Q: My wife held 600 shares of a utility company. Under the dividend reinvestment program, her holding increased to 1,100 shares, and she deferred tax on $1,500 per year of the income. In November, she sold 500 of the 1,100 shares to switch to a higher-yielding investment. Would you please explain how to determine the cost of the 500 shares for tax purposes?

A: Under the circumstances you describe, the practical effect of the rules governing tax deferral for reinvested utility company dividends is to allocate the first sale to the shares acquired under the plan.

If the $1,500 annual exclusion included the total amount of the reinvested dividend each year, then the cost basis of the 500 accumulated shares is zero, and the entire proceeds of the sale represent income.

She would report the income from those shares received more than one year before the sale date as a long-term capital gain on Schedule D. The proceeds from sale of shares a year or less after the dividend date should be reported as ordinary income, on line 22 of Form 1040.

If the total dividend for any year exceeded the $1,500 ceiling, then her cost basis for the shares received that year would be zero for those that fell under the $1,500 ceiling, plus the amount in excess of the $1,500 that was reported as dividend income for that year. The split between long-term capital gain and ordinary income would be required in this situation, as well.

To be quite honest, this explanation represents a personal interpretation based on my reading of the available literature. The IRS hasn't published any detailed rules governing the various conditions and questions that may arise.

For example, should the shares that were reported and taxed (because they were above the annual ceiling) be subject only to the normal six-month waiting period for long-term gain treatment? Because the shares were included in the same reinvestment account, I think they should be governed by the same one-year rule -- but the question is certainly open to argument.

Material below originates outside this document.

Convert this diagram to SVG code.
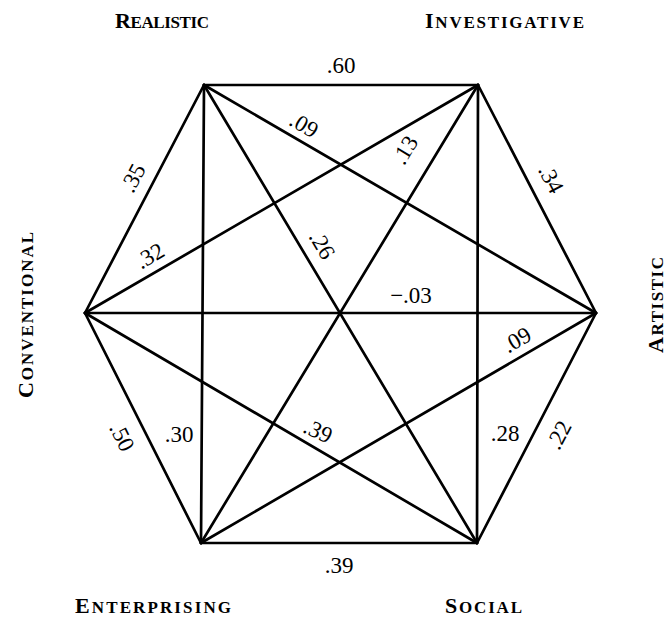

In the absence of definitive rules from the IRS, and considering the high probability that such rules may never be published because of the tremendous rule-writing backlog facing that agency and the termination of the tax deferral program entirely at the end of 1985, I suggest you accept my interpretation -- or that of your tax adviser, if he or she reads the situation differently.

Q: I sold my house in 1984 under the same circumstances as you described in your Jan. 13 column, and took the over-55 exclusion on the gain. I checked with not one, but two, IRS specialists on the phone and they both told me that because I was single at the time of the sale, my wife did not have to join me in the election, and that after my death she could elect to exclude gain if she sold a house, providing she met the other requirements. Would you please recheck your source of information and let me know who is correct?

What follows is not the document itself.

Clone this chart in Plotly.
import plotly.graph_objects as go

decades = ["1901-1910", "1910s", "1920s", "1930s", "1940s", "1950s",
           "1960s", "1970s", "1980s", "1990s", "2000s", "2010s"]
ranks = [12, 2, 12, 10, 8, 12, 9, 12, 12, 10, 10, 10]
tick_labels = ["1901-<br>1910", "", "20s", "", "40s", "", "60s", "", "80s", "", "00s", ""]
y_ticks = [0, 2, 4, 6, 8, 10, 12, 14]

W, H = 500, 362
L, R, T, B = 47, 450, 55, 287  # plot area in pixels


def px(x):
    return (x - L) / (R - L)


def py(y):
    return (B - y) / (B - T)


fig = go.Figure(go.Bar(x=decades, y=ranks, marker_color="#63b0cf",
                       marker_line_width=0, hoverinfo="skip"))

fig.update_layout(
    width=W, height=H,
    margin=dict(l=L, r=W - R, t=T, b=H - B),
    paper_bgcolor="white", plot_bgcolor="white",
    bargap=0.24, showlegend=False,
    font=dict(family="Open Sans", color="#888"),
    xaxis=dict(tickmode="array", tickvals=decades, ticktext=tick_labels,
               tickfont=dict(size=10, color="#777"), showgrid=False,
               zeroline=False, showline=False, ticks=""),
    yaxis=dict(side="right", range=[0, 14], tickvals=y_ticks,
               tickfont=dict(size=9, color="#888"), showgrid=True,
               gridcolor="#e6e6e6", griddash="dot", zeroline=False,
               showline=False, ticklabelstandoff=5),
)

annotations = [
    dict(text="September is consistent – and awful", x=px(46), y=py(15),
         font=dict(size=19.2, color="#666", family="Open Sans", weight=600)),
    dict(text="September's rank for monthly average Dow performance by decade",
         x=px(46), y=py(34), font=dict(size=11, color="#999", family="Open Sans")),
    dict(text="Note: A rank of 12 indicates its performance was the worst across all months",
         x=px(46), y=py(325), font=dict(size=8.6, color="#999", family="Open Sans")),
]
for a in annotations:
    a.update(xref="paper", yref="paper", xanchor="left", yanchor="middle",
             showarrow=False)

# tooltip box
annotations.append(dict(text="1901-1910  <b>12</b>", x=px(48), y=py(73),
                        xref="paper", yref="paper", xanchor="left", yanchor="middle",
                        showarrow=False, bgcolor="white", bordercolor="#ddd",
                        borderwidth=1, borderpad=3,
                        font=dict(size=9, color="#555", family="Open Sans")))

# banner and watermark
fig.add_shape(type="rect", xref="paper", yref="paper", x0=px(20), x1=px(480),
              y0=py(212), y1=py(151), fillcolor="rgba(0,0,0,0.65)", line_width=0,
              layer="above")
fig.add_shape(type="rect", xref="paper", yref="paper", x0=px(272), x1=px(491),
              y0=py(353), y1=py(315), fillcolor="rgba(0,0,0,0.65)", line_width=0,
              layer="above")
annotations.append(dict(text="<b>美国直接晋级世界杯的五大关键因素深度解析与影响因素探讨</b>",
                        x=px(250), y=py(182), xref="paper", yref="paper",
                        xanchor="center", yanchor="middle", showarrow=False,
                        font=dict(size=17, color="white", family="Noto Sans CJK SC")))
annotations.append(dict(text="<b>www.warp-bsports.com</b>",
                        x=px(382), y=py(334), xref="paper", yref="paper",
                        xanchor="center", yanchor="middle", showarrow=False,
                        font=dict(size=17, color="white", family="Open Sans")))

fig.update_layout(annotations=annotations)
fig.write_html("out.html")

A: Unfortunately, the specialists you talked to were wrong; my answer in the earlier column was correct. I checked several sources and came up with the same answer.

Although IRS Publication 523 ("Tax Information on Selling Your Home") doesn't deal directly with this specific circumstance, the following quotation demonstrates how all-inclusive the once-in-a-lifetime rule is: "If after choosing to exclude gain, you and your spouse divorce, neither of you may exclude gain again. If you remarry, you and your new spouse may not exclude gain on sales or exchanges after your marriage."

In other words, the new spouse -- who may not have even known the original couple at the time of the sale -- loses his or her right to claim the exclusion simply by marrying a person who had claimed the exclusion in a previous marriage.

The Commerce Clearing House Federal Tax Guide is more specific on the question you raise. Paragraph 13,536 says: "This once-in-a-lifetime privilege applies to both the taxpayer and his spouse. . . . The election is also prohibited where the taxpayer's spouse formerly made an election as to the sale of a residence, even though the spouse was not married to the taxpayer at the time of the sale."